The Dying Galatian is thought to have been rediscovered in the early 17th century during some excavations for the foundations of the Villa Ludovisi, then a suburban villa in Rome. It was first recorded in a 1623 inventory of the collections of the powerful Ludovisi family. The villa was built in the area of the ancient Gardens of Sallust where, when the Ludovisi property was built over in the late 19th century, many other antiquities were discovered,[4] most notably the “Ludovisi Throne“. By 1633 it was in the Ludovisi Palazzo Grande on the Pincio. Pope Clement XII acquired it for the Capitoline collections. It was then taken by Napoleon’s forces under the terms of the Treaty of Tolentino, and displayed with other Italian works of art in the Louvre Museum until 1816, when it was returned to Rome.

Portrayal of Celts

Detail showing his neck torc.

The statue serves both as a reminder of the Celts’ defeat, thus demonstrating the might of the people who defeated them, and a memorial to their bravery as worthy adversaries. The statue may also provide evidence to corroborate ancient accounts of the fighting style—Diodorus Siculus reported that “Some use iron breast-plates in battle, while others fight naked, trusting only in the protection which nature gives.”[5] Polybius wrote an evocative account of Galatian tactics against a Roman army at the Battle of Telamon of 225 BC:

“The Insubres and the Boii wore trousers and light cloaks, but the Gaesatae, in their love of glory and defiant spirit, had thrown off their garments and taken up their position in front of the whole army naked and wearing nothing but their arms… The appearance of these naked warriors was a terrifying spectacle, for they were all men of splendid physique and in the prime of life.”[6]
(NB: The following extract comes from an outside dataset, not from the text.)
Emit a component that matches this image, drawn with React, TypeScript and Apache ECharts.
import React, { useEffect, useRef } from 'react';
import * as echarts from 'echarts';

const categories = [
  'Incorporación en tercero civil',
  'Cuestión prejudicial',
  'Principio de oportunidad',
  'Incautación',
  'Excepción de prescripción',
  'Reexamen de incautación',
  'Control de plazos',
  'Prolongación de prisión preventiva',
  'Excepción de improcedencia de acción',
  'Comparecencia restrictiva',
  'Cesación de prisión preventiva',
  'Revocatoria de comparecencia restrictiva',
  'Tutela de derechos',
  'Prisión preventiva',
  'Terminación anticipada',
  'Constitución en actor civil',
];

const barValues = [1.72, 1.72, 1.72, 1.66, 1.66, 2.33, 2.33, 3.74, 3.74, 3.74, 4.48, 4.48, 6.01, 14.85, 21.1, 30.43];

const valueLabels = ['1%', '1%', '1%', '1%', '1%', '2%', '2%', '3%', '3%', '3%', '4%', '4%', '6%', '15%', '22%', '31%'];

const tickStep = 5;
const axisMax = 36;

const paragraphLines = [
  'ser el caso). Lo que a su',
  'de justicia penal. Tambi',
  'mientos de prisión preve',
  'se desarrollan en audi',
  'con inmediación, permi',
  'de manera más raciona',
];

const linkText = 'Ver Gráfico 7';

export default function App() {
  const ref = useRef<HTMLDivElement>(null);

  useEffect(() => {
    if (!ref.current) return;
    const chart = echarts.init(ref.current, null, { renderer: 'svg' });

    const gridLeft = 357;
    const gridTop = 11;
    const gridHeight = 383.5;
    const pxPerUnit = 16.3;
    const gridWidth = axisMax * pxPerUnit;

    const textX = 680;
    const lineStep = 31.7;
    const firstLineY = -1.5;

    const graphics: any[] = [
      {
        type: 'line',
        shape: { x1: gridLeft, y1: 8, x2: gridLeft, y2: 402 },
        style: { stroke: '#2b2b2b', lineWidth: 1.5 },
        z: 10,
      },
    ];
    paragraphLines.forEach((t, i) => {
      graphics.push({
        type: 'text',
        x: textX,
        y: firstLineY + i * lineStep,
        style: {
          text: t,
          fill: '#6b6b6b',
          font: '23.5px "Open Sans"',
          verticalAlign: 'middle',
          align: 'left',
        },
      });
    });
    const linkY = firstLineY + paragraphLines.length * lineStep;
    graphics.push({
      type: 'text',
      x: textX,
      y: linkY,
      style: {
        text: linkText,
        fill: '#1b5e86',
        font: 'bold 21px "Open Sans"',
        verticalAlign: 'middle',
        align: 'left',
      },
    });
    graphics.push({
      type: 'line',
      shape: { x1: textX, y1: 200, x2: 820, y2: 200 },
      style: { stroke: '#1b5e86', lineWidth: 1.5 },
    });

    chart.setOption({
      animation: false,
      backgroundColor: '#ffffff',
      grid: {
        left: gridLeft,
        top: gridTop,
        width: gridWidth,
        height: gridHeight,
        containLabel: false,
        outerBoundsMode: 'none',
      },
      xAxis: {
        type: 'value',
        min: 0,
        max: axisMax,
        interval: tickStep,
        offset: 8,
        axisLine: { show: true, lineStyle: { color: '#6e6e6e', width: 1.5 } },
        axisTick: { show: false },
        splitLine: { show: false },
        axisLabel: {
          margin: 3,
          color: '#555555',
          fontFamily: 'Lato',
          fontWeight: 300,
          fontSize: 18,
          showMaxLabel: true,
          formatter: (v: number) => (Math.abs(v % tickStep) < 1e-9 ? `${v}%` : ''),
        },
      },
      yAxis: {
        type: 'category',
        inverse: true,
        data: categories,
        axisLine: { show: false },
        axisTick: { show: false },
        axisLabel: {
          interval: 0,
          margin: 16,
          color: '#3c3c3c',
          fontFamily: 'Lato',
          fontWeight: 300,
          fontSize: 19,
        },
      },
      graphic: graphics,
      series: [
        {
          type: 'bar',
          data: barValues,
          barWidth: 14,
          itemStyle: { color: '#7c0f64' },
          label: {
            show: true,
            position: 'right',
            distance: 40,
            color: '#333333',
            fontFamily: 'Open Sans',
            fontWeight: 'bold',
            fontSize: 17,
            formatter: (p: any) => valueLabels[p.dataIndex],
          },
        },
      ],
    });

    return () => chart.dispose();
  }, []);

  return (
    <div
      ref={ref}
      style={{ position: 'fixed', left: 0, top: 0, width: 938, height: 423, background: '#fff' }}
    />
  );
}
The Roman historian Livy recorded that the Celts of Asia Minor fought naked and their wounds were plain to see on the whiteness of their bodies.[7] The Greek historian Dionysius of Halicarnassus regarded this as a foolish tactic: “Our enemies fight naked. What injury could their long hair, their fierce looks, their clashing arms do us? These are mere symbols of barbarian boastfulness.”[8]

Detail showing the face, hair style and torc of the sculpture.
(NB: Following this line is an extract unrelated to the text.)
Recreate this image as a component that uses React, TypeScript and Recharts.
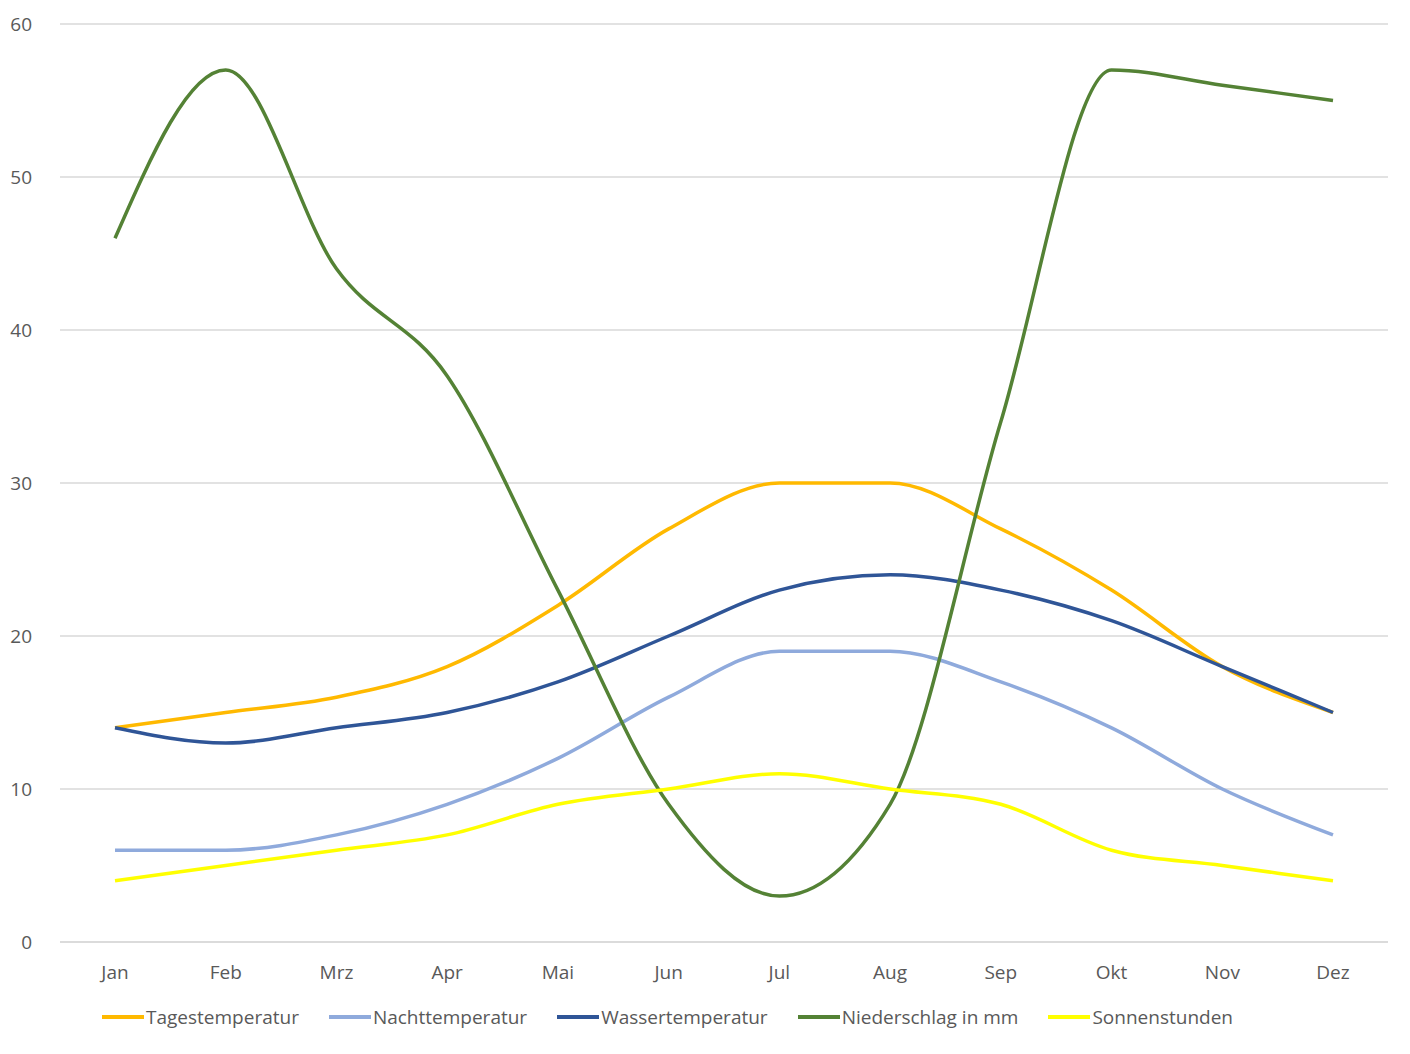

The depiction of this particular Galatian as naked may also have been intended to lend him the dignity of heroic nudity or pathetic nudity. It was not infrequent for Greek warriors to be likewise depicted as heroic nudes, as exemplified by the pedimental sculptures of the Temple of Aphaea at Aegina. The message conveyed by the sculpture, as H. W. Janson comments, is that “they knew how to die, barbarians that they were.”[9]


The Dying Galatian became one of the most celebrated works to have survived from antiquity and was engraved[10] and endlessly copied by artists, for whom it was a classic model for depiction of strong emotion, and by sculptors. It shows signs of having been repaired, with the head seemingly having been broken off at the neck, though it is unclear whether the repairs were carried out in Roman times or after the statue’s 17th century rediscovery.[11] As discovered, the proper left leg was in three pieces. They are now pinned together with the pin concealed by the left kneecap. The Gaul’s “spiky” hair is a 17th-century reworking of longer hair found as broken upon discovery.[12]
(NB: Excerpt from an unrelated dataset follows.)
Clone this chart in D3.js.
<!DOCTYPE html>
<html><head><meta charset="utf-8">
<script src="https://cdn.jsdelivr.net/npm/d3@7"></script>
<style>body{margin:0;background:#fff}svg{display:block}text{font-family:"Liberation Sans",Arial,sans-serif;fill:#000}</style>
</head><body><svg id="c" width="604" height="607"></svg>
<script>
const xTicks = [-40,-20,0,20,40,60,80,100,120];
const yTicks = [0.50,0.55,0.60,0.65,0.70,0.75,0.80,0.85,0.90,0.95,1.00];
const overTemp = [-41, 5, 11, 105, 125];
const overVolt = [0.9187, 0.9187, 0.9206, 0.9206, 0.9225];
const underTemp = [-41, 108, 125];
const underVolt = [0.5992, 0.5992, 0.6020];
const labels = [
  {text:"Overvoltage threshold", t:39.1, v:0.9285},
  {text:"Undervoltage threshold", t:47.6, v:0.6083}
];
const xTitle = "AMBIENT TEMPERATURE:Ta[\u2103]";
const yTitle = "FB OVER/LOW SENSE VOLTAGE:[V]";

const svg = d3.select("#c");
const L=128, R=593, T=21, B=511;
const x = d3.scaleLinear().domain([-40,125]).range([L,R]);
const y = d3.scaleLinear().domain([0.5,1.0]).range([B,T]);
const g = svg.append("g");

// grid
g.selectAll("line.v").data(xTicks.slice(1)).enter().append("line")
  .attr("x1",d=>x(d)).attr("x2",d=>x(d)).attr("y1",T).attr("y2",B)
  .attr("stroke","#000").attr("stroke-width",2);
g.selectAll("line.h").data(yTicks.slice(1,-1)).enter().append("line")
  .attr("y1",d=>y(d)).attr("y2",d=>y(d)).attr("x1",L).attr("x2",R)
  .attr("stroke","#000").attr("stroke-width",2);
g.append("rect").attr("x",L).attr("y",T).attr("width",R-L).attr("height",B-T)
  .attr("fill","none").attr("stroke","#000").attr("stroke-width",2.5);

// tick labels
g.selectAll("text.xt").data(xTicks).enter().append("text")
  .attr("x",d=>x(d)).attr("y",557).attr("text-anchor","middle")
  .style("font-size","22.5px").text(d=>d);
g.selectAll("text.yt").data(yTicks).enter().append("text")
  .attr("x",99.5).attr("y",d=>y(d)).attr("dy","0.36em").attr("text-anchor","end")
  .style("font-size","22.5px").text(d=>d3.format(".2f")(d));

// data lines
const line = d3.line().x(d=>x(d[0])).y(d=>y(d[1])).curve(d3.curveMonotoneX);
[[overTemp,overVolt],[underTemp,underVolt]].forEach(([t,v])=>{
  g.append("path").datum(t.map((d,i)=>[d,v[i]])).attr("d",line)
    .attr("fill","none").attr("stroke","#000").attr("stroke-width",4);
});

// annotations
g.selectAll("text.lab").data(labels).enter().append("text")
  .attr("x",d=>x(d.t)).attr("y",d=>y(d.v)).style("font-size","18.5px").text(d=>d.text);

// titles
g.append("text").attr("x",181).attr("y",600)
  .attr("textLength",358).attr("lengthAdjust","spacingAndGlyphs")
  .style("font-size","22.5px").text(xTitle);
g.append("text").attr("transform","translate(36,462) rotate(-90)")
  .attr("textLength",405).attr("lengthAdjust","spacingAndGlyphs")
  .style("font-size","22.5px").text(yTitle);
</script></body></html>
During this period, the statue was widely interpreted as representing a defeated gladiator, rather than a Galatian warrior. Hence it was known as the ‘Dying’ or ‘Wounded Gladiator’, ‘Roman Gladiator’, and ‘Murmillo Dying’. It has also been called the ‘Dying Trumpeter’, because one of the scattered objects lying beside the figure is a horn.

The artistic quality and expressive pathos of the statue aroused great admiration among the educated classes in the 17th and 18th centuries and was a “must-see” sight on the Grand Tour of Europe undertaken by young men of the day. Byron was one such visitor, commemorating the statue in his poem Childe Harold’s Pilgrimage:

I see before me the gladiator lie
He leans upon his hand—his manly brow
Consents to death, but conquers agony,
And his drooped head sinks gradually low—
And through his side the last drops, ebbing slow
From the red gash, fall heavy, one by one…[13]

It was widely copied, with kings,[14] academics and wealthy landowners[15] commissioning their own reproductions of the Dying Gaul. Thomas Jefferson wanted the original or a reproduction at Monticello.[16] The less well-off could purchase copies of the statue in miniature for use as ornaments and paperweights. Full-size plaster copies were also studied by art students.

It was requisitioned by Napoleon Bonaparte by terms of the Treaty of Campoformio (1797) during his invasion of Italy and taken in triumph to Paris, where it was put on display. The pieced was returned to Rome in 1816.[16] From December 12, 2013 until March 16, 2014 the work was on display in the main rotunda of the west wing of the National Gallery of Art in Washington D.C.. This temporary tenure marked the first time the antiquity had left Italy since it was returned in the second decade of the nineteenth century.[16]